The injustice and cruelty of the Soviet Union’s vast organization of labor camps in the 1930’s and 1940’s are now well known. But that knowledge didn’t have to surface. Indeed, without the grace of God acting through such heroic individuals as Alexander Solzhenitsyn, the truth might well have remained buried by Communist cover-ups. Solzhenitsyn was the foremost voice raised against the grand Soviet machine. Through rare courage and sacrificial efforts, he managed to alert the whole world to what was really happening to countless numbers of innocent human beings.
Solzhenitsyn’s most famous (though not often read) book is the riveting 3-volume, Gulag Archipelago. In that incredible work, the former slave camp worker documents the massive catalog of outrageous lies, violence, and criminal corruption perpetrated by Soviet Communism. In the Gulag (and even in his fiction), Solzhenitsyn serves as an historian. It is enough, he insists, to simply record what happened, to give the truth an open hearing. Truth has amazing power.

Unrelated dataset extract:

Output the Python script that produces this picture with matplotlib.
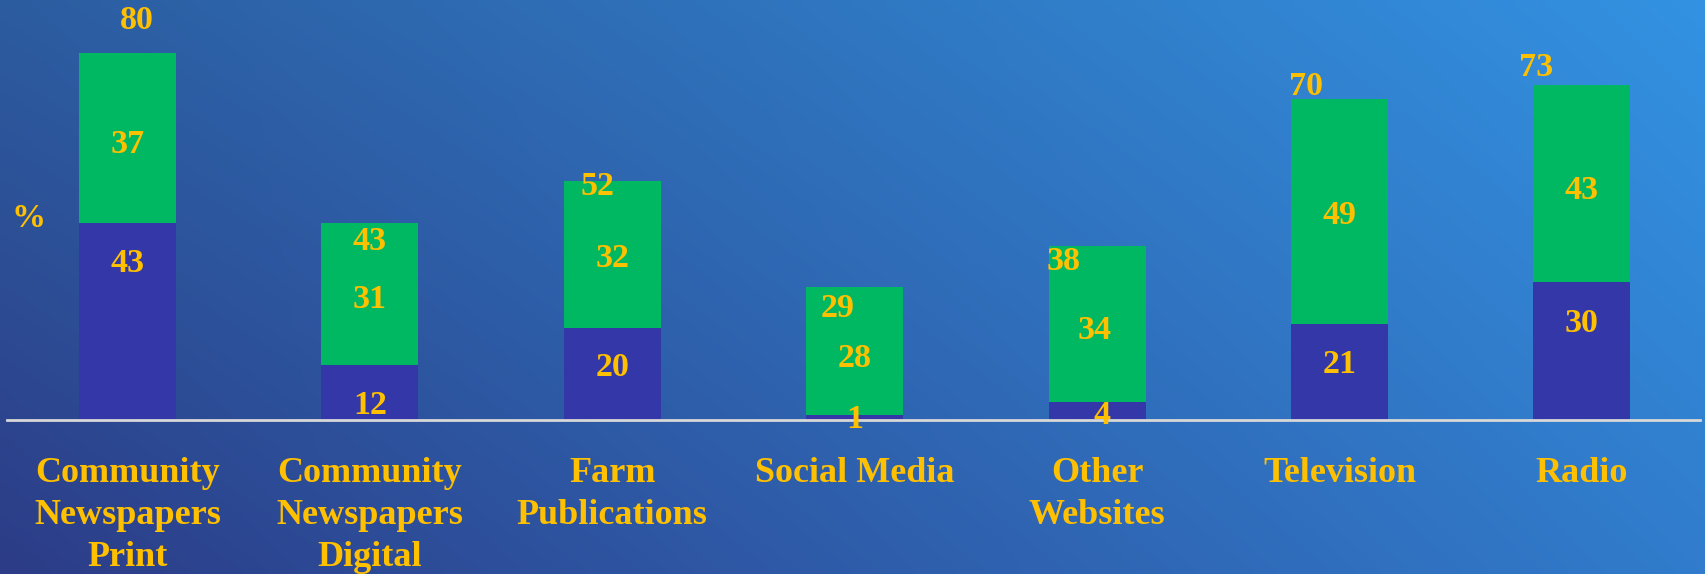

Solzhenitsyn hoped that when people learned the real story of Soviet tyranny, they would resolve to never again allow the devil an open door to such blasphemy and brutality. It is in this sense that Alexander Solzhenitsyn is hailed as a prophet – not as a fortune teller, but as a “forth teller.” He bravely held up the banner of truth…and simply by performing that service, he helped change the world.
In Solzhenitsyn’s play The Love-Girl and the Innocent, set in a 1945 forced labor camp in Siberia, one of the persecuted men lists just a few of the monstrous crimes performed by Soviet thugs that he has witnessed. The prisoner is beside himself with fury, feeling utterly helpless to do anything about this all-enveloping injustice. But in response, Pavel Gai, an imprisoned ex-soldier who has experienced more than his own share of horrors, answers him with chilling authority. “What can we do? Remember – that’s all.”
Alexander Solzhenitsyn did, in fact, remember. In fact, it was his constant plea to God for help in remembering specific events, people and situations so that he could record the true history of the Soviet Union. Solzhenitsyn desired more than anything else to be a faithful historian in order to effectively honor the victims but, more importantly, so that the preserved truth could set the future free. Ronald Reagan was one who was inspired by those revelations and he acted on the knowledge that Solzhenitsyn had preserved. The Wall fell. The camps are now empty. Truth, just a simple presentation of the truth, can indeed destroy the darkness.